§ Objective: Working from the data below, reproduce exactly the lines starting at the one that holds "Reproduce this chart" and ending at the one that holds "const phaseTicks = [0, 90, 180, 270, 360];". Pictures are excluded.

## start Exercise material

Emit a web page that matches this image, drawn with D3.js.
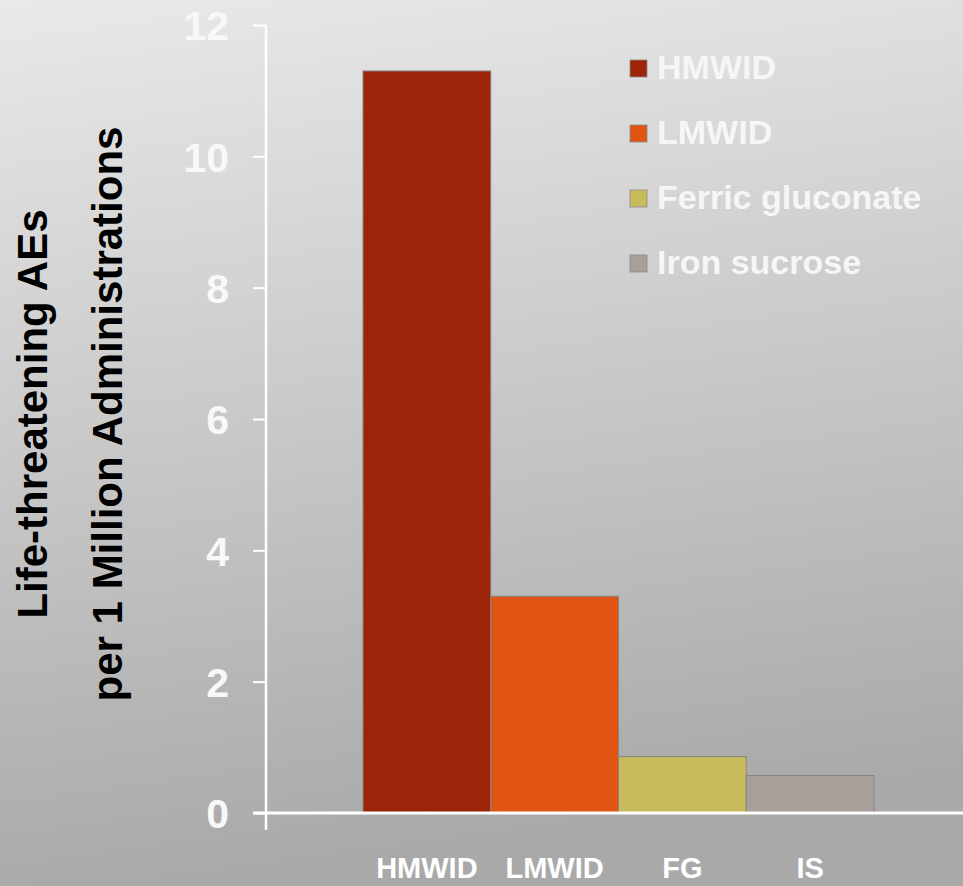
<!DOCTYPE html>
<html>
<head>
<meta charset="utf-8">
<script src="https://cdn.jsdelivr.net/npm/d3@7"></script>
<style>
  html, body { margin: 0; padding: 0; }
  body { width: 963px; height: 886px; overflow: hidden; }
  text { font-family: "Liberation Sans", Arial, sans-serif; font-weight: bold; }
</style>
</head>
<body>
<svg id="chart" width="963" height="886"></svg>
<script>
// data
const categories = ['HMWID', 'LMWID', 'FG', 'IS'];
const series_names = ['HMWID', 'LMWID', 'Ferric gluconate', 'Iron sucrose'];
const values = [11.3, 3.3, 0.86, 0.57];
const y_ticks = [0, 2, 4, 6, 8, 10, 12];
const colors = ['#9b2409', '#e05414', '#c8bb5c', '#a89f9b'];

const svg = d3.select('#chart');

// background gradient
const grad = svg.append('defs')
  .append('linearGradient')
  .attr('id', 'bg')
  .attr('x1', 0).attr('y1', 0)
  .attr('x2', 0.15).attr('y2', 1);
grad.append('stop').attr('offset', '0%').attr('stop-color', '#e9e9e9');
grad.append('stop').attr('offset', '100%').attr('stop-color', '#a9a9a9');

svg.append('rect')
  .attr('width', 963)
  .attr('height', 886)
  .attr('fill', 'url(#bg)');

// scales
const y_scale = d3.scaleLinear().domain([0, 12]).range([813, 25]);
const x_scale = d3.scaleBand()
  .domain(categories)
  .range([363, 874])
  .paddingInner(0)
  .paddingOuter(0);

// bars
svg.append('g')
  .selectAll('rect')
  .data(values)
  .enter()
  .append('rect')
  .attr('x', (d, i) => x_scale(categories[i]))
  .attr('y', d => y_scale(d))
  .attr('width', x_scale.bandwidth())
  .attr('height', d => y_scale(0) - y_scale(d))
  .attr('fill', (d, i) => colors[i])
  .attr('stroke', '#868686')
  .attr('stroke-width', 1);

// y axis
const y_axis = d3.axisLeft(y_scale)
  .tickValues(y_ticks)
  .tickSizeInner(13)
  .tickSizeOuter(0)
  .tickPadding(24)
  .tickFormat(d3.format('d'));

const gy = svg.append('g')
  .attr('transform', 'translate(266, 0)')
  .call(y_axis);

gy.select('.domain').remove();
gy.selectAll('.tick line')
  .attr('stroke', 'white')
  .attr('stroke-width', 2);
gy.selectAll('.tick text')
  .attr('fill', '#f8f8f8')
  .style('font-size', '41px')
  .style('font-family', '"Liberation Sans", Arial, sans-serif')
  .style('font-weight', 'bold')
  .attr('dy', '0.36em');

gy.append('line')
  .attr('x1', 0).attr('x2', 0)
  .attr('y1', y_scale(12))
  .attr('y2', y_scale(0) + 17)
  .attr('stroke', 'white')
  .attr('stroke-width', 2.5);

// x axis
const x_axis = d3.axisBottom(x_scale)
  .tickSize(0)
  .tickPadding(44);

const gx = svg.append('g')
  .attr('transform', `translate(0, ${y_scale(0)})`)
  .call(x_axis);

gx.select('.domain').remove();
gx.selectAll('.tick text')
  .attr('fill', 'white')
  .style('font-size', '29px')
  .style('font-family', '"Liberation Sans", Arial, sans-serif')
  .style('font-weight', 'bold');

gx.append('line')
  .attr('x1', 253).attr('x2', 963)
  .attr('y1', 0).attr('y2', 0)
  .attr('stroke', 'white')
  .attr('stroke-width', 3);

// y axis title
const title = svg.append('text')
  .attr('transform', 'translate(47, 414) rotate(-90)')
  .attr('text-anchor', 'middle')
  .attr('fill', 'black')
  .style('font-size', '42px');
title.append('tspan').attr('x', 0).attr('y', 0).text('Life-threatening AEs');
title.append('tspan').attr('x', 0).attr('y', 75).text('per 1 Million Administrations');

// legend
const legend_y = d3.scaleBand()
  .domain(series_names)
  .range([46, 306]);

const legend = svg.append('g')
  .selectAll('g')
  .data(series_names)
  .enter()
  .append('g')
  .attr('transform', d => `translate(630, ${legend_y(d)})`);

legend.append('rect')
  .attr('width', 17)
  .attr('height', 17)
  .attr('y', 14)
  .attr('fill', (d, i) => colors[i])
  .attr('stroke', '#8a8a8a')
  .attr('stroke-width', 0.8);

legend.append('text')
  .attr('x', 27)
  .attr('y', 33)
  .attr('fill', '#f6f6f6')
  .style('font-size', '34px')
  .text(d => d);
</script>
</body>
</html>
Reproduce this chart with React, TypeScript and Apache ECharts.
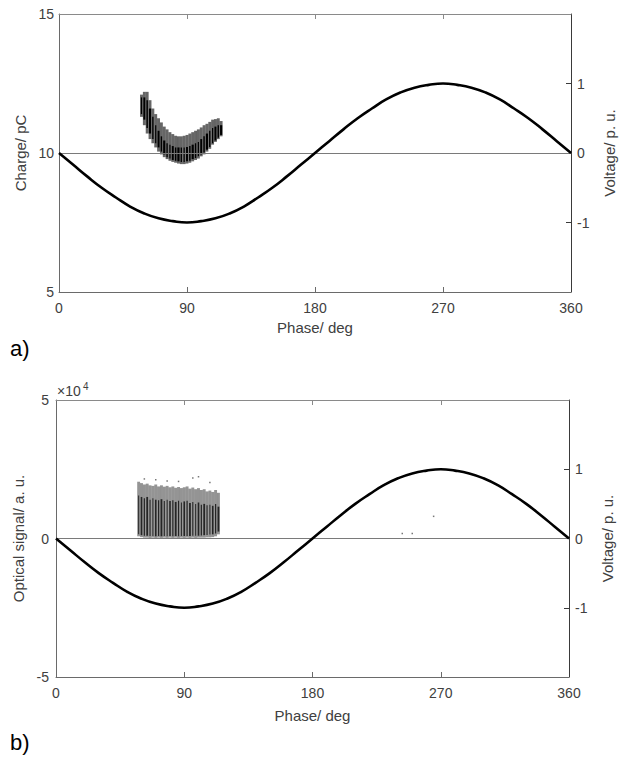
import React, { useEffect, useRef } from "react";
import * as echarts from "echarts";

// Phase tick labels
const phaseTicks = [0, 90, 180, 270, 360];

// Reference voltage (p.u.)
const voltagePhase = [0, 10, 20, 30, 40, 50, 60, 70, 80, 90, 100, 110, 120, 130, 140, 150, 160, 170, 180,
  190, 200, 210, 220, 230, 240, 250, 260, 270, 280, 290, 300, 310, 320, 330, 340, 350, 360];
const voltageValue = [0, -0.17, -0.34, -0.5, -0.64, -0.77, -0.87, -0.94, -0.98, -1, -0.98, -0.94, -0.87, -0.77,
  -0.64, -0.5, -0.34, -0.17, 0, 0.17, 0.34, 0.5, 0.64, 0.77, 0.87, 0.94, 0.98, 1, 0.98, 0.94, 0.87, 0.77, 0.64,
  0.5, 0.34, 0.17, 0];

// a) charge cloud (pC), columns by phase
const chargePhase = [58, 60, 62, 64, 66, 68, 70, 72, 74, 76, 78, 80, 82, 84, 86, 88, 90, 92, 94, 96, 98, 100,
  102, 104, 106, 108, 110, 112, 114];
const chargeLow = [11.3, 11.0, 10.7, 10.5, 10.35, 10.2, 10.05, 9.95, 9.85, 9.78, 9.72, 9.68, 9.65, 9.62, 9.6,
  9.6, 9.62, 9.65, 9.7, 9.75, 9.8, 9.88, 9.95, 10.05, 10.15, 10.3, 10.4, 10.5, 10.6];
const chargeHigh = [12.1, 12.2, 12.2, 11.9, 11.6, 11.4, 11.25, 11.1, 10.95, 10.85, 10.75, 10.68, 10.62, 10.6,
  10.6, 10.62, 10.65, 10.7, 10.75, 10.8, 10.85, 10.92, 11.0, 11.05, 11.12, 11.2, 11.22, 11.25, 11.15];
const chargeCoreLow = [11.4, 11.2, 10.9, 10.7, 10.5, 10.35, 10.2, 10.05, 9.95, 9.85, 9.8, 9.75, 9.72, 9.7, 9.68,
  9.68, 9.7, 9.72, 9.78, 9.82, 9.88, 9.95, 10.02, 10.12, 10.22, 10.35, 10.45, 10.55, 10.65];
const chargeCoreHigh = [12.0, 12.0, 11.9, 11.6, 11.3, 11.0, 10.8, 10.6, 10.45, 10.35, 10.3, 10.25, 10.2, 10.2,
  10.2, 10.2, 10.22, 10.25, 10.3, 10.35, 10.4, 10.5, 10.6, 10.7, 10.8, 10.9, 10.95, 11.0, 11.0];

// b) optical signal cloud (a.u.), columns by phase
const opticalPhase = chargePhase;
const opticalLow = [800, 500, 300, 300, 200, 300, 200, 300, 200, 300, 200, 300, 200, 300, 200, 300, 200, 300,
  200, 300, 200, 300, 300, 300, 400, 400, 500, 800, 1500];
const opticalHigh = [20500, 20000, 19500, 19800, 19200, 19000, 19500, 18800, 19200, 18700, 19000, 18500, 18800,
  18300, 18600, 18200, 18500, 18800, 18000, 18400, 17800, 18200, 17500, 17800, 17000, 17300, 16800, 17500, 16500];
const opticalCoreLow = [1500, 1200, 1000, 1000, 900, 900, 800, 900, 800, 900, 800, 900, 800, 900, 800, 900, 900,
  900, 900, 1000, 1000, 1000, 1100, 1200, 1300, 1400, 1500, 1800, 2500];
const opticalCoreHigh = [15500, 15000, 14500, 15000, 14000, 14500, 14000, 13800, 14200, 13500, 14000, 13500,
  13800, 13200, 13600, 13000, 13400, 13600, 12800, 13200, 12500, 13000, 12200, 12500, 12000, 12200, 11800, 12500, 11500];
// isolated optical events [phase, value]
const opticalDots = [[62, 21500], [70, 21200], [78, 20800], [86, 20600], [96, 21800], [100, 22300], [108, 20200],
  [243, 1800], [250, 1800], [265, 8000]];

const FONT = "Liberation Sans, Arial, sans-serif";
const TXT = "#404040";
const WIDTH_CYCLE = [1.0, 1.6, 1.2, 1.8, 1.1];

function stripes(width: number, color: string, vary: boolean) {
  return (params: any, api: any) => {
    const p = api.value(0);
    const lo = api.coord([p, api.value(1)]);
    const hi = api.coord([p, api.value(2)]);
    const w = vary ? width * WIDTH_CYCLE[params.dataIndex % WIDTH_CYCLE.length] : width;
    return {
      type: "rect",
      shape: { x: lo[0] - w / 2, y: hi[1], width: w, height: lo[1] - hi[1] },
      style: { fill: color },
    };
  };
}

function xAxes(grid: number) {
  return [
    {
      gridIndex: grid, type: "value", min: 0, max: 360, interval: 90, position: "bottom",
      axisLine: { show: true, onZero: false, lineStyle: { color: "#6a6a6a", width: 1 } },
      axisTick: { show: true, inside: true, length: 5, lineStyle: { color: "#6a6a6a" }, customValues: [90, 180, 270] },
      axisLabel: { color: TXT, fontSize: 14, fontFamily: FONT, margin: 9, customValues: phaseTicks },
      splitLine: { show: false },
      name: "Phase/ deg", nameLocation: "middle", nameGap: grid === 0 ? 28 : 31,
      nameTextStyle: { color: TXT, fontSize: 15, fontFamily: FONT },
    },
    {
      gridIndex: grid, type: "value", min: 0, max: 360, interval: 90, position: "top",
      axisLine: { show: true, onZero: false, lineStyle: { color: "#8a8a8a", width: 1 } },
      axisTick: { show: true, inside: true, length: 5, lineStyle: { color: "#8a8a8a" }, customValues: [90, 180, 270] },
      axisLabel: { show: false },
      splitLine: { show: false },
    },
  ];
}

function rightAxis(grid: number) {
  return {
    gridIndex: grid, type: "value", min: -2, max: 2, interval: 1, position: "right",
    axisLine: { show: true, onZero: false, lineStyle: { color: "#3a3a3a", width: 1 } },
    axisTick: { show: true, inside: true, length: 5, lineStyle: { color: "#3a3a3a" }, customValues: [-1, 0, 1] },
    axisLabel: { color: TXT, fontSize: 14, fontFamily: FONT, margin: 6, customValues: [-1, 0, 1] },
    splitLine: { show: false },
    name: "Voltage/ p. u.", nameLocation: "middle", nameGap: 31,
    nameTextStyle: { color: TXT, fontSize: 15, fontFamily: FONT },
  };
}

function voltageSeries(xi: number, yi: number) {
  return {
    type: "line", xAxisIndex: xi, yAxisIndex: yi, smooth: true, symbol: "none",
    data: voltagePhase.map((p, i) => [p, voltageValue[i]]),
    lineStyle: { color: "#000", width: 2.6 },
    z: 5,
    markLine: {
      silent: true, symbol: "none", label: { show: false },
      lineStyle: { color: "#7a7a7a", width: 1.2, type: "solid" },
      data: [{ yAxis: 0 }],
    },
  };
}

export default function App() {
  const ref = useRef<HTMLDivElement>(null);
  useEffect(() => {
    if (!ref.current) return;
    const chart = echarts.init(ref.current, null, { renderer: "svg" });
    const option: any = {
      animation: false,
      backgroundColor: "#fff",
      grid: [
        { left: 59, top: 14, width: 513, height: 278 },
        { left: 56, top: 400, width: 513, height: 277 },
      ],
      xAxis: [...xAxes(0), ...xAxes(1)],
      yAxis: [
        {
          gridIndex: 0, type: "value", min: 5, max: 15, interval: 5, position: "left",
          axisLine: { show: true, onZero: false, lineStyle: { color: "#6a6a6a" } },
          axisTick: { show: false },
          axisLabel: { color: TXT, fontSize: 14, fontFamily: FONT, margin: 5 },
          splitLine: { show: false },
          name: "Charge/ pC", nameLocation: "middle", nameGap: 29,
          nameTextStyle: { color: TXT, fontSize: 15, fontFamily: FONT },
        },
        rightAxis(0),
        {
          gridIndex: 1, type: "value", min: -50000, max: 50000, interval: 50000, position: "left",
          axisLine: { show: true, onZero: false, lineStyle: { color: "#6a6a6a" } },
          axisTick: { show: false },
          axisLabel: { color: TXT, fontSize: 14, fontFamily: FONT, margin: 7, formatter: (v: number) => String(v / 10000) },
          splitLine: { show: false },
          name: "Optical signal/ a. u.", nameLocation: "middle", nameGap: 26,
          nameTextStyle: { color: TXT, fontSize: 15, fontFamily: FONT },
        },
        rightAxis(1),
      ],
      series: [
        {
          type: "custom", xAxisIndex: 0, yAxisIndex: 0, renderItem: stripes(2.9, "rgba(0,0,0,0.6)", false),
          encode: { x: 0, y: [1, 2] }, data: chargePhase.map((p, i) => [p, chargeLow[i], chargeHigh[i]]), z: 3,
        },
        {
          type: "custom", xAxisIndex: 0, yAxisIndex: 0, renderItem: stripes(1.2, "#000", true),
          encode: { x: 0, y: [1, 2] }, data: chargePhase.map((p, i) => [p, chargeCoreLow[i], chargeCoreHigh[i]]), z: 4,
        },
        voltageSeries(0, 1),
        {
          type: "custom", xAxisIndex: 2, yAxisIndex: 2, renderItem: stripes(2.9, "rgba(0,0,0,0.42)", false),
          encode: { x: 0, y: [1, 2] }, data: opticalPhase.map((p, i) => [p, opticalLow[i], opticalHigh[i]]), z: 3,
        },
        {
          type: "custom", xAxisIndex: 2, yAxisIndex: 2, renderItem: stripes(1.0, "rgba(0,0,0,0.75)", true),
          encode: { x: 0, y: [1, 2] }, data: opticalPhase.map((p, i) => [p, opticalCoreLow[i], opticalCoreHigh[i]]), z: 4,
        },
        {
          type: "scatter", xAxisIndex: 2, yAxisIndex: 2, symbol: "rect", symbolSize: 1.5,
          itemStyle: { color: "#555" }, data: opticalDots, z: 4,
        },
        voltageSeries(2, 3),
      ],
      graphic: [
        { type: "text", left: 10, top: 337, style: { text: "a)", fontSize: 22, fontFamily: FONT, fill: "#000" } },
        { type: "text", left: 10, top: 731, style: { text: "b)", fontSize: 22, fontFamily: FONT, fill: "#000" } },
        { type: "text", left: 57, top: 384, style: { text: "×10", fontSize: 14, fontFamily: FONT, fill: TXT } },
        { type: "text", left: 83, top: 381, style: { text: "4", fontSize: 10, fontFamily: FONT, fill: TXT } },
      ],
    };
    chart.setOption(option);
    return () => chart.dispose();
  }, []);
  return <div ref={ref} style={{ position: "absolute", left: 0, top: 0, width: 625, height: 762 }} />;
}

## end Exercise material

§ Correct answer:
Reproduce this chart with React, TypeScript and Apache ECharts.
import React, { useEffect, useRef } from "react";
import * as echarts from "echarts";

// Phase tick labels
const phaseTicks = [0, 90, 180, 270, 360];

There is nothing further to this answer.